Contrary to the long-term belief that AI will be deflationary, the current surge in demand for computer equipment for data centers is stronger than supply, causing prices to spike and contributing significantly to producer price inflation (PPI).
The team's central economic forecast hinges on the belief that President Trump's sensitivity to falling stock prices and rising gas prices will compel him to de-escalate the conflict with Iran within weeks, preventing a recession.
Even if President Trump pivots and declares victory, the economic forecast's weak point is the assumption that Iran will immediately stand down. Iran may leverage the situation to extract guarantees, keeping oil prices high and undermining a market recovery.

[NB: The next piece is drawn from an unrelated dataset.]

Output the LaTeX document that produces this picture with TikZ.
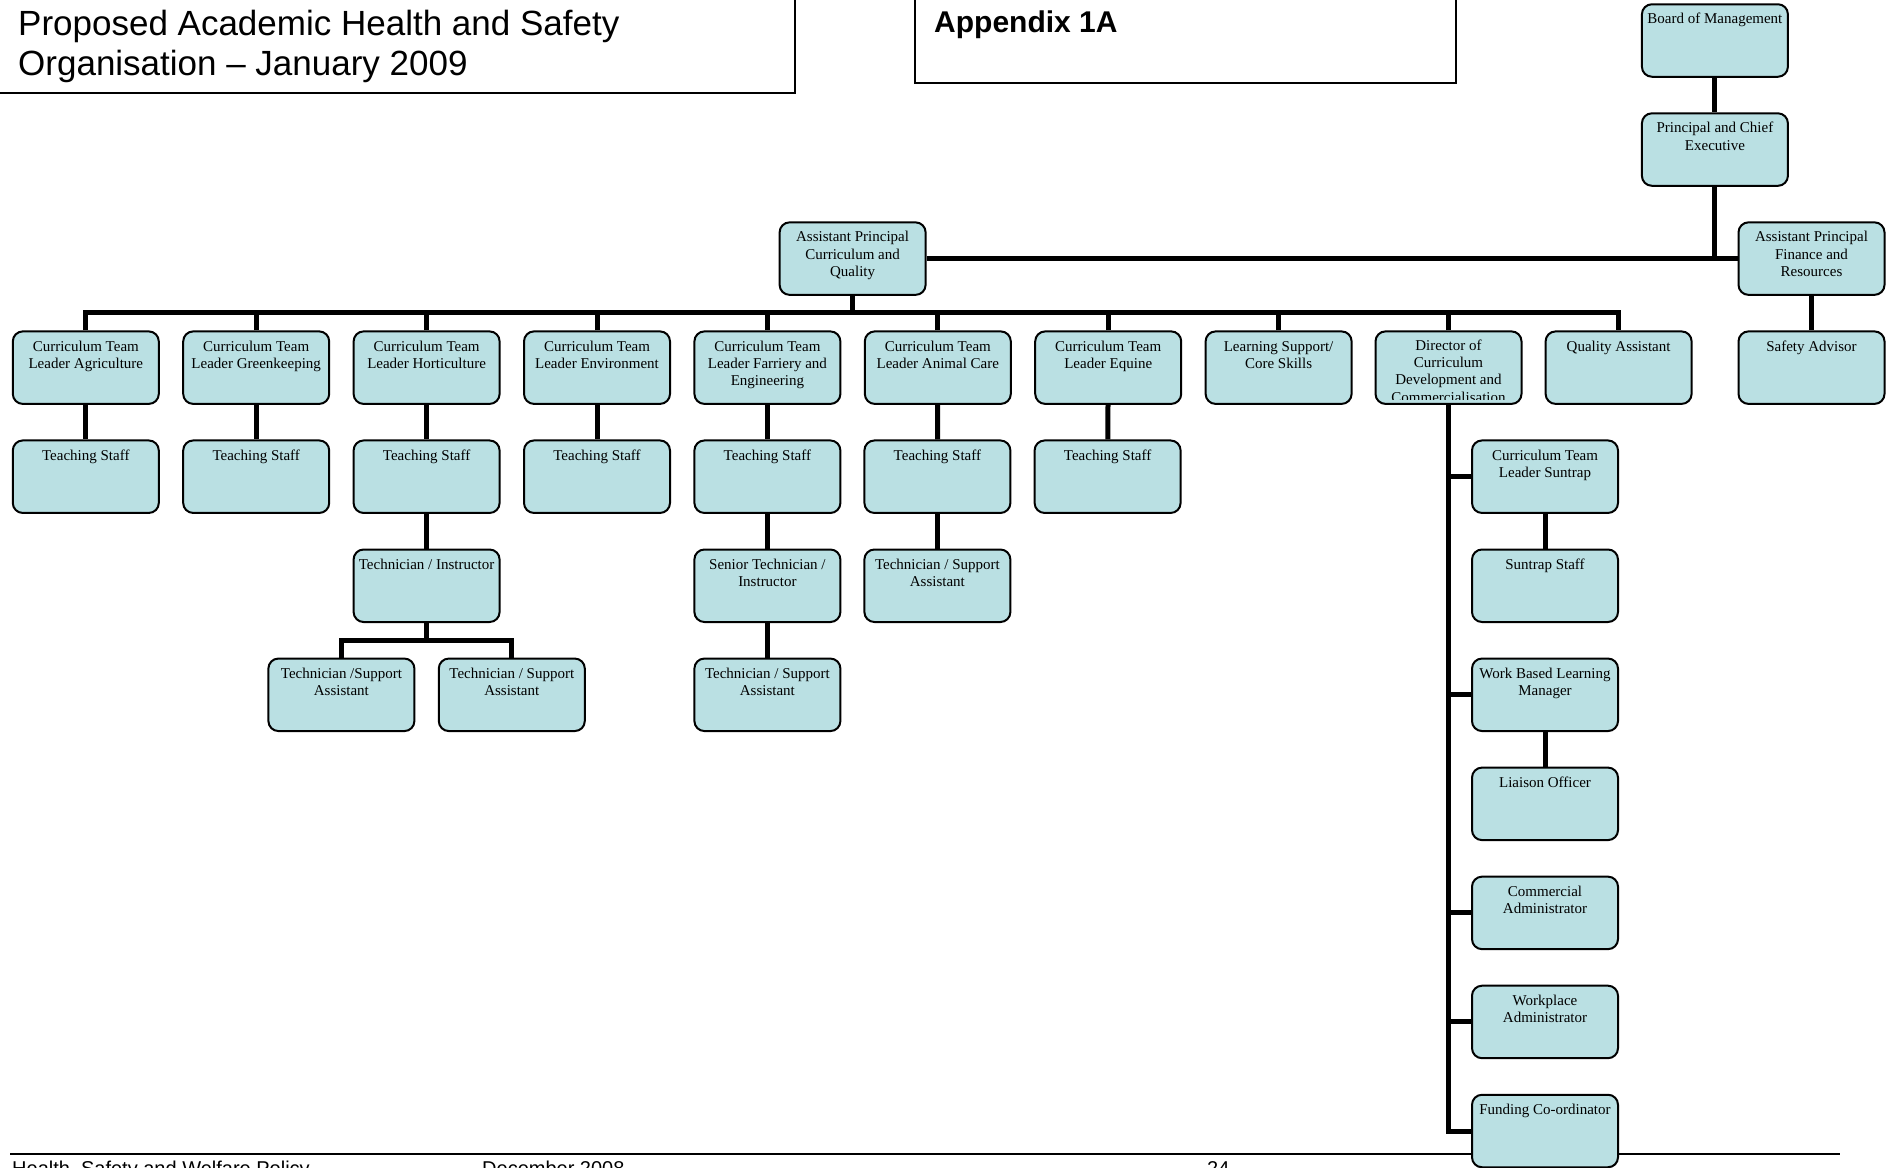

The economy can likely absorb a temporary spike to $100/barrel oil, supported by fiscal stimulus. However, if prices reach and sustain $120/barrel for a few months, the psychological and financial strain on consumers and businesses would likely trigger a recession.
There are three paths to better housing affordability: falling prices, lower interest rates, or rising incomes. The forecast suggests the most probable path is for home prices to flatten while incomes continue to grow, gradually restoring affordability without a damaging price crash.
The U.S. economy entered the current geopolitical crisis with pre-existing "stagflation-esque" conditions: a weak labor market with nearly zero job growth and simultaneously high inflation. This dual vulnerability makes the economy particularly susceptible to a recession triggered by an oil price shock.
A Moody's machine learning model, which analyzes leading economic indicators, had already calculated a 48.6% probability of recession *before* the Iran conflict began. The primary driver for this high reading was a deteriorating labor market, indicating underlying economic weakness.
Despite the economic risks from higher oil prices, the Federal Reserve is unlikely to cut interest rates. The central bank is firmly focused on high pre-existing inflation and rising inflation expectations, and geopolitical uncertainty will likely cause them to hold policy steady rather than provide stimulus.
Despite being the world's largest oil producer, the U.S. economy remains highly vulnerable to global price spikes. Oil is a global commodity, and the U.S. is a price taker. Domestic production doesn't shield consumers from prices set by international supply and demand dynamics.